PHOENIX — Grand Canyon students continued to perform above state averages in most areas, the spring 2000 AIMS test results revealed after being released last week by the state’s Department of Education.
Grand Canyon test scores were above state averages in all three sections of the test in the third, eighth and 10th grades. But, last year’s fifth-graders were below state averages in both writing and math.
The Class of 2002, this year’s junior class, will be required to pass the reading and writing sections of Arizona’s Instrument to Measure Standards test. Taking the test last year as 10th-graders, Grand Canyon saw 84 percent pass reading and 47 percent pass writing.
Those percentages far surpass the state averages for 10th-graders. Statewide, 68 percent of last year’s sophomores passed reading and 34 percent passed writing.
Math is a different story. Statewide, only 17 percent of sophomores passed the section. At Grand Canyon, 23 percent passed.
“We are seeing some improvement in high school,” said Lisa Graham Keegan, state superintendent of public instruction. “I want to thank our teachers for that.”
It was the first time the test had been given to students in the third, fifth, eighth and 10th grades. Juniors who did not meet the standard as sophomores also took the test.
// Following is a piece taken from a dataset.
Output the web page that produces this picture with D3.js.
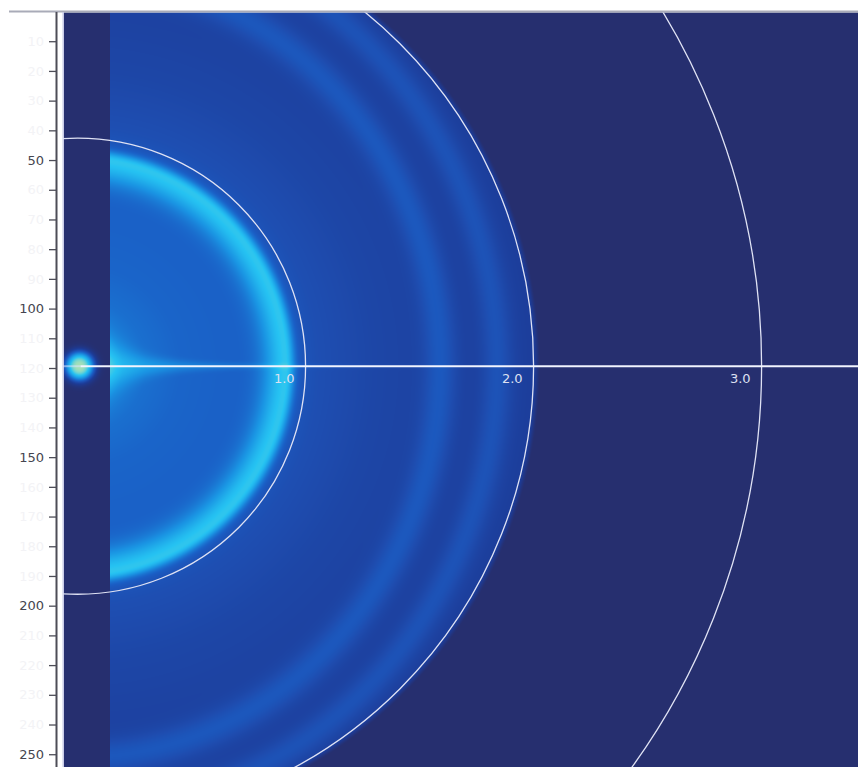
<!DOCTYPE html>
<html><head><meta charset="utf-8">
<script src="https://cdn.jsdelivr.net/npm/d3@7"></script>
<style>html,body{margin:0;padding:0;background:#fff;overflow:hidden}</style>
</head><body>
<svg id="chart" width="858" height="767"></svg>
<script>
// ---------- data ----------
const rowTicks = d3.range(10, 251, 10);          // detector row ticks
const rowLabels = [50, 100, 150, 200, 250];      // labelled ticks
const qCircles = [1.0, 2.0, 3.0];                // reference circles
const qCircleLabels = ["1.0", "2.0", "3.0"];
const detectorRows = 254.3;
const detectorCols = 267.6;
const beamRow = 119.4;
const beamCol = 4.9;
const rowsPerQ = 76.75;          // calibration: detector rows per q unit
const beamstopCol = 15.8;        // right edge of the beam-stop shadow
const maskQ = [2.0, 2.03];       // detector signal ends here
const ringQ = [0.915, 1.59, 1.84];
const ringAspect = [1.0, 1.08, 1.06];
const ringInnerWidth = [0.07, 0.05, 0.046];
const ringOuterWidth = [0.026, 0.05, 0.046];
const ringAmp = [0.44, 0.13, 0.11];
const diffuseQ = [0.12, 0.2, 0.3, 0.45, 0.6, 0.75, 0.9, 1.05, 1.3, 1.5, 1.7, 1.9, 2.0];
const diffuseI = [0.64, 0.52, 0.46, 0.42, 0.41, 0.40, 0.38, 0.31, 0.26, 0.24, 0.225, 0.22, 0.21];
const beamSpotI = 1.0;
const beamSpotQ = 0.066;
const streakI = 0.26;
const colorStops = [0, 0.2, 0.3, 0.4, 0.6, 0.8, 1.0];
const colorRamp = ['#262f6f', '#1c3c99', '#1e4db0', '#1a5fc6', '#1a94e3', '#26c3f2', '#a6e0b8'];

// ---------- scales ----------
const W = 858, H = 767;
const svg = d3.select('#chart');
const yScale = d3.scaleLinear().domain([0, detectorRows]).range([11.5, 767]);
const xScale = d3.scaleLinear().domain([0, detectorCols]).range([63, 858]);
const cx = xScale(beamCol), cy = yScale(beamRow);
const pxPerQ = yScale(beamRow + rowsPerQ) - cy;
const rScale = d3.scaleLinear().domain([0, 1]).range([0, pxPerQ]);
const diffuse = d3.scaleLinear().domain(diffuseQ).range(diffuseI).clamp(true);
const color = d3.scaleLinear().domain(colorStops).range(colorRamp).interpolate(d3.interpolateRgb).clamp(true);

// ---------- detector image ----------
const imgX0 = 64, imgY0 = 12.5;
const iw = W - imgX0, ih = Math.ceil(H - imgY0);
const canvas = document.createElement('canvas');
canvas.width = iw; canvas.height = ih;
const ctx = canvas.getContext('2d');
const img = ctx.createImageData(iw, ih);
const lut = [];
for (let k = 0; k <= 1000; k++) { const c = d3.rgb(color(k / 1000)); lut.push([c.r, c.g, c.b]); }
const stopX = xScale(beamstopCol);
function smooth(a, b, v) { const t = Math.min(1, Math.max(0, (v - a) / (b - a))); return t * t * (3 - 2 * t); }
for (let j = 0; j < ih; j++) {
  const py = imgY0 + j + 0.5;
  for (let i = 0; i < iw; i++) {
    const px = imgX0 + i + 0.5;
    const dx = rScale.invert(px - cx), dy = rScale.invert(py - cy);
    const q = Math.sqrt(dx * dx + dy * dy);
    let I;
    if (px < stopX) {
      const sx = rScale.invert(px - cx - 2);
      const qs = Math.sqrt(sx * sx + dy * dy);
      I = beamSpotI * Math.exp(-Math.pow(qs / beamSpotQ, 3));
    } else {
      I = diffuse(q);
      for (let k = 0; k < ringQ.length; k++) {
        const qe = Math.sqrt(dx * dx + (dy / ringAspect[k]) * (dy / ringAspect[k]));
        const d = qe - ringQ[k];
        const w = d < 0 ? ringInnerWidth[k] : ringOuterWidth[k];
        I += ringAmp[k] * Math.exp(-(d * d) / (2 * w * w));
      }
      const t = px - stopX;
      const sw = 3 + 22 * Math.exp(-t / 35);
      const sdy = py - cy;
      I += streakI * Math.exp(-t / 100) * Math.exp(-(sdy / sw) * (sdy / sw));
      I *= 1 - smooth(maskQ[0], maskQ[1], q);
    }
    const c = lut[Math.max(0, Math.min(1000, Math.round(I * 1000)))];
    const o = (j * iw + i) * 4;
    img.data[o] = c[0]; img.data[o + 1] = c[1]; img.data[o + 2] = c[2]; img.data[o + 3] = 255;
  }
}
ctx.putImageData(img, 0, 0);

svg.append('rect').attr('width', W).attr('height', H).attr('fill', '#fff');
svg.append('image').attr('x', imgX0).attr('y', imgY0).attr('width', iw).attr('height', ih)
  .attr('href', canvas.toDataURL());

// frame lines
svg.append('line').attr('x1', 9).attr('x2', W).attr('y1', 11.5).attr('y2', 11.5)
  .attr('stroke', '#a9abb8').attr('stroke-width', 2);
svg.append('line').attr('x1', 63.2).attr('x2', 63.2).attr('y1', 12).attr('y2', H)
  .attr('stroke', '#c4c8e6').attr('stroke-width', 1.4);

// overlay: circles, line, labels
svg.append('clipPath').attr('id', 'clipImg').append('rect')
  .attr('x', 63).attr('y', 12.5).attr('width', W - 63).attr('height', H);
const ov = svg.append('g').attr('clip-path', 'url(#clipImg)');
ov.selectAll('circle.ref').data(qCircles).join('circle').attr('class', 'ref')
  .attr('cx', cx).attr('cy', cy).attr('r', d => rScale(d))
  .attr('fill', 'none').attr('stroke', '#dfe2f4').attr('stroke-width', 1.3);
ov.append('line').attr('x1', 63).attr('x2', cx + 3).attr('y1', cy).attr('y2', cy)
  .attr('stroke', '#dfe6ff').attr('stroke-opacity', 0.55).attr('stroke-width', 2);
ov.append('line').attr('x1', cx + 3).attr('x2', W).attr('y1', cy).attr('y2', cy)
  .attr('stroke', '#f2f5ff').attr('stroke-width', 2);
ov.selectAll('text.ql').data(qCircles).join('text').attr('class', 'ql')
  .attr('x', d => cx + rScale(d) - 11).attr('y', cy + 16.5)
  .attr('text-anchor', 'end').attr('fill', '#dde0f2')
  .style('font-family', 'DejaVu Sans').style('font-size', '13px')
  .text((d, i) => qCircleLabels[i]);

// y axis
const axis = d3.axisLeft(yScale).tickValues(rowTicks).tickSize(7).tickSizeOuter(0).tickPadding(5)
  .tickFormat(d => d);
const ag = svg.append('g').attr('transform', 'translate(56,0)').call(axis);
ag.select('.domain').attr('stroke', '#4d4d57').attr('stroke-width', 2);
ag.selectAll('.tick line').attr('stroke', '#4d4d57').attr('stroke-width', 1.3);
ag.selectAll('.tick text')
  .style('font-family', 'DejaVu Sans').style('font-size', '13px')
  .attr('fill', d => rowLabels.includes(d) ? '#45454f' : '#f3f3f6');
</script>
</body></html>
Of those eight Grand Canyon juniors (this year’s seniors) who retook the reading test, 38 percent passed. In writing, 18 percent of the 11 students passed and in math, 20 percent of the 15 students passed.
Mathematics continued to be a problem test area for students at all levels.
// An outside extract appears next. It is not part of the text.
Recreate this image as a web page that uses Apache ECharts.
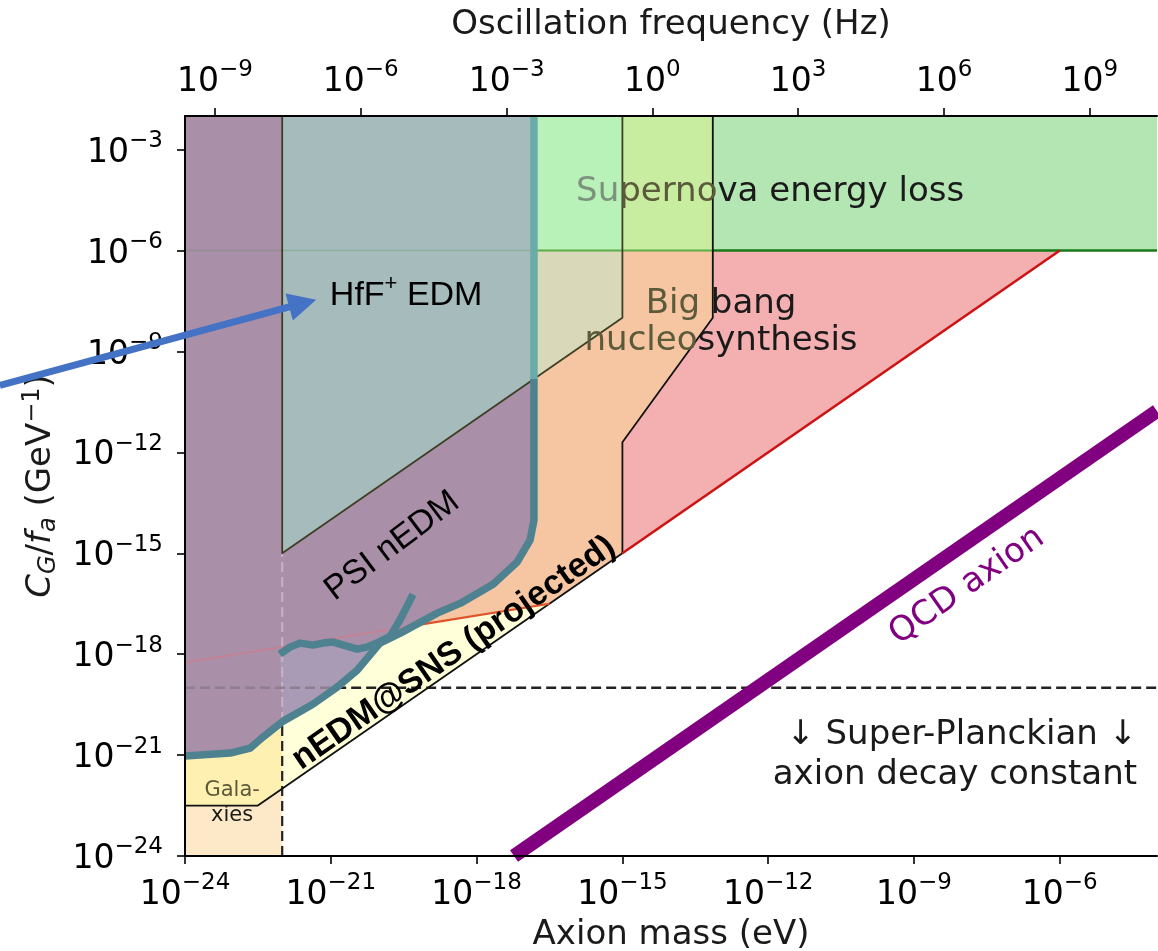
<!DOCTYPE html>
<html>
<head>
<meta charset="utf-8">
<title>Axion-gluon coupling limits</title>
<script src="https://cdn.jsdelivr.net/npm/echarts@6.0.0/dist/echarts.min.js"></script>
<style>
html, body { margin: 0; padding: 0; background: #fff; }
#main { width: 1158px; height: 951px; }
</style>
</head>
<body>
<div id="main"></div>
<script>
// all values are log10: x = axion mass (eV), y = C_G/f_a (GeV^-1)
var massRange = [-24, -4];
var couplingRange = [-24, -2];
var massTicks = [-24, -21, -18, -15, -12, -9, -6];
var couplingTicks = [-24, -21, -18, -15, -12, -9, -6, -3];
var freqTicks = [-9, -6, -3, 0, 3, 6, 9];
var hzPerEv = 14.383; // log10(2.418e14 Hz / eV)

// PSI nEDM exclusion edge (thick teal)
var psiLimit = [[-24, -21.03], [-23.07, -20.94], [-22.66, -20.79], [-22.4, -20.47], [-21.98, -19.99],
  [-21.37, -19.49], [-20.87, -18.98], [-20.46, -18.48], [-19.99, -17.67], [-19.58, -17.38],
  [-18.81, -16.78], [-18.34, -16.49], [-17.66, -15.92], [-17.17, -15.27], [-16.9, -14.61],
  [-16.82, -14.02], [-16.82, -2]];
// PSI oscillation scan (wiggly teal)
var psiScan = [[-22.05, -18.0], [-21.84, -17.79], [-21.63, -17.67], [-21.37, -17.73], [-21.16, -17.67],
  [-20.95, -17.64], [-20.67, -17.76], [-20.46, -17.85], [-20.26, -17.79], [-20.05, -17.67],
  [-19.78, -17.47], [-19.58, -16.99], [-19.37, -16.4], [-19.31, -16.22]];
// nEDM@SNS projected reach (upper edge of the yellow band)
var snsReach = [[-24, -21.03], [-23.07, -20.94], [-22.66, -20.79], [-22.4, -20.47], [-21.98, -19.99],
  [-21.37, -19.49], [-20.87, -18.98], [-20.46, -18.48], [-19.99, -17.67], [-19.58, -17.38],
  [-19.29, -17.15], [-16.5, -16.5]];
var snsLine = [[-24, -18.25], [-16.5, -16.5]];
var snsFloor = [[-24, -22.5], [-22.5, -22.5], [-15, -15]];
var hffEdge = [[-22, -2], [-22, -15], [-15, -8], [-15, -2]];
var bbnEdge = [[-13.14, -2], [-13.14, -8], [-15, -11.7], [-15, -15]];
var bbnFloor = [[-15, -15], [-6, -6]];
var supernovaFloor = -6;
var galaxyEdge = -22;
var planckLine = -19;
var qcdLine = [[-17.23, -24], [-4, -10.77]];
var hffArrow = [[-27.81, -10.01], [-21.3, -7.46]];

(function () {
  var chart = echarts.init(document.getElementById('main'));

  function yAt(curve, x) {
    for (var i = 1; i < curve.length; i++) {
      var a = curve[i - 1], b = curve[i];
      if (a[0] !== b[0] && (x - a[0]) * (x - b[0]) <= 0) {
        return a[1] + (b[1] - a[1]) * (x - a[0]) / (b[0] - a[0]);
      }
    }
    return null;
  }
  function xAt(curve, y) {
    for (var i = 1; i < curve.length; i++) {
      var a = curve[i - 1], b = curve[i];
      if (a[1] !== b[1] && (y - a[1]) * (y - b[1]) <= 0) {
        return a[0] + (b[0] - a[0]) * (y - a[1]) / (b[1] - a[1]);
      }
    }
    return null;
  }

  var left = massRange[0], right = massRange[1], bot = couplingRange[0], top = couplingRange[1];
  var sf = supernovaFloor;
  var bbnX = bbnEdge[0][0];
  var hffX = hffEdge[3][0];
  var psiX = psiLimit[psiLimit.length - 1][0];
  var hffCut = yAt(hffEdge.slice(1, 3), psiX);
  var galaxyTop = yAt(snsReach, galaxyEdge);
  var snsCross = snsReach[snsReach.length - 2];
  var planckCross = xAt(psiLimit, planckLine);

  var series = [];
  function addPolygon(pts, fill) {
    series.push({
      type: 'custom', silent: true, data: [pts[0]],
      renderItem: function (params, api) {
        return {
          type: 'polygon',
          shape: { points: pts.map(function (p) { return api.coord(p); }) },
          style: { fill: fill }
        };
      }
    });
  }
  function addLine(pts, color, width, dash) {
    series.push({
      type: 'line', data: pts, symbol: 'none', silent: true,
      lineStyle: { color: color, width: width, type: dash || 'solid', cap: 'butt', join: 'round' }
    });
  }

  // filled regions, back to front
  addPolygon([[left, bot], [galaxyEdge, bot], [galaxyEdge, top], [left, top]], '#fde9c8');
  addPolygon([[left, top]].concat(bbnEdge, snsFloor.slice(0, 2).reverse()), '#f6c6a2');
  addPolygon([[bbnX, sf]].concat(bbnEdge.slice(1), [bbnFloor[1]]), '#f4afb0');
  addPolygon([[bbnX, sf], [right, sf], [right, top], [bbnX, top]], '#b3e6b3');
  addPolygon([[hffX, sf], [bbnX, sf], [bbnX, top], [hffX, top]], '#c8eca0');
  addPolygon([[psiX, sf], [hffX, sf], [hffX, top], [psiX, top]], '#b8f2b8');
  addPolygon(snsFloor.slice(0, 2).concat(snsReach.slice().reverse()), '#ffffd9');
  addPolygon(snsFloor.slice(0, 2).concat([[galaxyEdge, yAt(snsFloor, galaxyEdge)], [galaxyEdge, galaxyTop]],
    snsReach.filter(function (p) { return p[0] < galaxyEdge; }).reverse()), '#fdf0b0');

  // dashed guides outside the purple region
  addLine([[galaxyEdge, bot], [galaxyEdge, galaxyTop]], '#222', 2.2, [10, 5]);
  addLine([[planckCross, planckLine], [right, planckLine]], '#222', 2.4, [10, 5]);

  addPolygon([[left, top]].concat(psiLimit.slice().reverse()), '#aa8fa8');
  addPolygon(psiScan.slice(0, 10).concat(psiLimit.filter(function (p) {
    return p[0] > -22.05 && p[0] < psiScan[9][0];
  }).reverse()), '#a99bb5');

  // dashed guides seen through the purple region
  addLine([[galaxyEdge, galaxyTop], [galaxyEdge, hffEdge[1][1]]], '#c7b0c5', 2.2, [10, 5]);
  addLine([[left, planckLine], [planckCross, planckLine]], '#8d7f8f', 2.4, [10, 5]);
  addLine([snsLine[0], snsCross], 'rgba(214,120,132,0.6)', 1.8);

  addPolygon([hffEdge[0], [psiX, top], [psiX, hffCut], hffEdge[1]], '#a6bbbb');
  addPolygon([[psiX, hffCut], hffEdge[2], [hffX, sf], [psiX, sf]], '#d9d8b8');

  // outlines
  addLine([[left, sf], [psiX, sf]], 'rgba(90,150,90,0.3)', 1.5);
  addLine([[psiX, sf], [bbnX, sf]], '#5cae48', 2);
  addLine([[bbnX, sf], [right, sf]], '#177a17', 2.5);
  addLine(hffEdge, '#3f3f26', 1.8);
  addLine(bbnEdge, '#111', 1.8);
  addLine(snsFloor, '#111', 1.8);
  addLine(bbnFloor, '#cc1414', 2.6);
  addLine([snsCross, snsLine[1]], '#e0522a', 2.2);

  // teal limit curves
  addLine(psiLimit.slice(0, -1).concat([[psiX, hffCut]]), '#4e8290', 7.5);
  addLine([[psiX, hffCut], [psiX, top]], '#69aba9', 7.5);
  addLine(psiScan, '#4e8290', 7.5);

  // QCD axion band
  addLine(qcdLine, '#800080', 14);

  series.forEach(function (s, i) { s.z = i + 1; });

  // annotations
  var dj = 'DejaVu Sans', ls = 'Liberation Sans';
  var notes = [
    { at: [-11.96, -4.16], font: dj, size: 34, text: '{g|Su}{o|perno}{d|va energy loss}',
      colors: { g: '#7d927d', o: '#5b5a3b', d: '#1a1a1a' } },
    { at: [-12.97, -7.49], font: dj, size: 34, text: '{o|Big }{d|bang}', colors: { o: '#5b5a3b', d: '#1a1a1a' } },
    { at: [-12.97, -8.59], font: dj, size: 34, text: '{o|nucleo}{d|synthesis}', colors: { o: '#5b5a3b', d: '#1a1a1a' } },
    { at: [-21.02, -7.25], font: ls, size: 34, align: 'left', sup: true, text: '{d|HfF}{s|+}{d| EDM}', colors: { d: '#000' } },
    { at: [-19.78, -14.7], font: ls, size: 34, rot: 37, text: '{d|PSI nEDM}', colors: { d: '#000' } },
    { at: [-18.51, -17.88], font: ls, size: 34, weight: 'bold', rot: 34.7, text: '{d|nEDM@SNS (projected)}', colors: { d: '#000' } },
    { at: [-7.95, -15.89], font: dj, size: 34, rot: 35, text: '{d|QCD axion}', colors: { d: '#800080' } },
    { at: [-4.41, -20.29], font: dj, size: 34, align: 'right', text: '{d|\u2193 Super-Planckian \u2193}', colors: { d: '#1a1a1a' } },
    { at: [-4.41, -21.5], font: dj, size: 34, align: 'right', text: '{d|axion decay constant}', colors: { d: '#1a1a1a' } },
    { at: [-23.03, -21.98], font: dj, size: 21, text: '{d|Gala-}', colors: { d: '#5b5a3b' } },
    { at: [-23.03, -22.75], font: dj, size: 21, text: '{d|xies}', colors: { d: '#1a1a1a' } }
  ];
  function noteRich(n) {
    var rich = {};
    var lh = n.sup ? 40 : Math.round(n.size * 1.2);
    Object.keys(n.colors).forEach(function (k) {
      rich[k] = { fontFamily: n.font, fontSize: n.size, fontWeight: n.weight || 'normal',
        fill: n.colors[k], color: n.colors[k], lineHeight: lh, verticalAlign: 'bottom' };
    });
    rich.s = { fontFamily: n.font, fontSize: 22, fill: '#000', color: '#000', lineHeight: 18, verticalAlign: 'top' };
    return rich;
  }
  series.push({
    type: 'custom', silent: true, clip: false, z: 45,
    data: notes.map(function (n) { return n.at; }),
    renderItem: function (params, api) {
      var n = notes[params.dataIndex];
      var p = api.coord(n.at);
      return {
        type: 'text', x: p[0], y: p[1], rotation: (n.rot || 0) * Math.PI / 180,
        style: { text: n.text, fontFamily: n.font, fontSize: n.size, align: n.align || 'center',
          verticalAlign: 'middle', rich: noteRich(n) }
      };
    }
  });

  // arrow pointing at the HfF+ region
  series.push({
    type: 'custom', silent: true, clip: false, z: 60, data: [hffArrow[1]],
    renderItem: function (params, api) {
      var a = api.coord(hffArrow[0]), b = api.coord(hffArrow[1]);
      var dx = b[0] - a[0], dy = b[1] - a[1], L = Math.sqrt(dx * dx + dy * dy);
      var ux = dx / L, uy = dy / L, hl = 28, hw = 14;
      var base = [b[0] - ux * hl, b[1] - uy * hl];
      return {
        type: 'group', children: [
          { type: 'line', shape: { x1: a[0], y1: a[1], x2: base[0] + ux * 2, y2: base[1] + uy * 2 },
            style: { stroke: '#4472c4', lineWidth: 7 } },
          { type: 'polygon', shape: { points: [b, [base[0] - uy * hw, base[1] + ux * hw], [base[0] + uy * hw, base[1] - ux * hw]] },
            style: { fill: '#4472c4' } }
        ]
      };
    }
  });

  function powLabel(e) {
    e = Math.round(e);
    return '{b|10}{s|' + (e < 0 ? '\u2212' + (-e) : String(e)) + '}';
  }
  var tickRich = {
    b: { fontFamily: dj, fontSize: 33, color: '#000', lineHeight: 40, verticalAlign: 'bottom' },
    s: { fontFamily: dj, fontSize: 23, color: '#000', lineHeight: 16, verticalAlign: 'top' }
  };
  var nameStyle = { fontFamily: dj, fontSize: 34, color: '#1a1a1a' };
  var tickLine = { color: '#000', width: 1.6 };
  var freqPos = freqTicks.map(function (f) { return f - hzPerEv; });

  var option = {
    animation: false,
    backgroundColor: '#fff',
    grid: { left: 185, right: 1, top: 116, bottom: 95, containLabel: false, outerBoundsMode: 'none' },
    xAxis: [{
      type: 'value', min: left, max: right, position: 'bottom', z: 50,
      name: 'Axion mass (eV)', nameLocation: 'middle', nameGap: 62, nameTextStyle: nameStyle,
      axisLine: { show: true, onZero: false, lineStyle: { color: '#000', width: 2 } },
      axisTick: { show: true, length: 8, customValues: massTicks, lineStyle: tickLine },
      axisLabel: { customValues: massTicks, margin: 16, formatter: powLabel, rich: tickRich },
      splitLine: { show: false }
    }, {
      type: 'value', min: left, max: right, position: 'top', z: 50,
      name: 'Oscillation frequency (Hz)', nameLocation: 'middle', nameGap: 74, nameTextStyle: nameStyle,
      axisLine: { show: true, onZero: false, lineStyle: { color: '#000', width: 2 } },
      axisTick: { show: true, length: 8, customValues: freqPos, lineStyle: tickLine },
      axisLabel: { customValues: freqPos, margin: 17,
        formatter: function (v) { return powLabel(v + hzPerEv); }, rich: tickRich },
      splitLine: { show: false }
    }],
    yAxis: [{
      type: 'value', min: bot, max: top, position: 'left', z: 50,
      name: '{i|C}{sb|G}{n|/}{i|f}{sb|a}{n| (GeV}{sp|\u22121}{n|)}',
      nameLocation: 'middle', nameGap: 124,
      nameTextStyle: { rich: {
        i: { fontFamily: dj, fontStyle: 'italic', fontSize: 34, color: '#1a1a1a', lineHeight: 40, verticalAlign: 'middle' },
        n: { fontFamily: dj, fontSize: 34, color: '#1a1a1a', lineHeight: 40, verticalAlign: 'middle' },
        sb: { fontFamily: dj, fontStyle: 'italic', fontSize: 24, color: '#1a1a1a', lineHeight: 24, verticalAlign: 'bottom' },
        sp: { fontFamily: dj, fontSize: 24, color: '#1a1a1a', lineHeight: 18, verticalAlign: 'top' }
      } },
      axisLine: { show: true, onZero: false, lineStyle: { color: '#000', width: 2 } },
      axisTick: { show: true, length: 8, customValues: couplingTicks, lineStyle: tickLine },
      axisLabel: { customValues: couplingTicks, margin: 22, formatter: powLabel, rich: tickRich },
      splitLine: { show: false }
    }],
    series: series
  };

  chart.setOption(option);
  window.addEventListener('resize', function () { chart.resize(); });
})();
</script>
</body>
</html>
At Grand Canyon, the only grade level to have a majority pass the math test were the third-graders. In that class, 65 percent of the 20 students either met or exceeded the standard. Statewide, 46 percent passed the third-grade math section.
AIMS tests students on their knowledge of the Arizona Academic Standards, documents that state what students should be able to and know at certain grade levels.
Keegan expressed concern over results from middle-school students, citing a decrease in mathematics achievement from the fifth to eighth grade.
In math statewide, 46 percent passed in third grade, 39 percent passed in fifth grade and 16 percent passed in eighth grade.
“We need to explore what is happening in our middle schools,” Keegan said. “We need serious study of our curriculum from the fourth to eighth grades. I suggest that we are asking teachers to cover too much material instead of focusing instruction on core standards.”
Impressively, Grand Canyon bucks the statewide trend. Local students see a rise in those who pass math from the fifth (34 percent) to eighth grade (38 percent). Grand Canyon students also see higher percentages of eight-graders pass the reading and writing sections compared to fifth grade.
Grand Canyon’s fifth-grade scores were lower than statewide averages in two of three sections. In writing, 35 percent passed compared to the statewide average of 47 percent. In math, 34 percent passed compared to the statewide average of 39 percent.
In fifth-grade reading, 69 percent of local students passed compared to 65 percent statewide.
Keegan said further study is needed to examine learning gaps.
“Our next step will be to analyze the degree of the achievement gap between groups of students, which we know still exists,” Keegan said. “It is critical that overall growth not mask a lack of progress for any child.”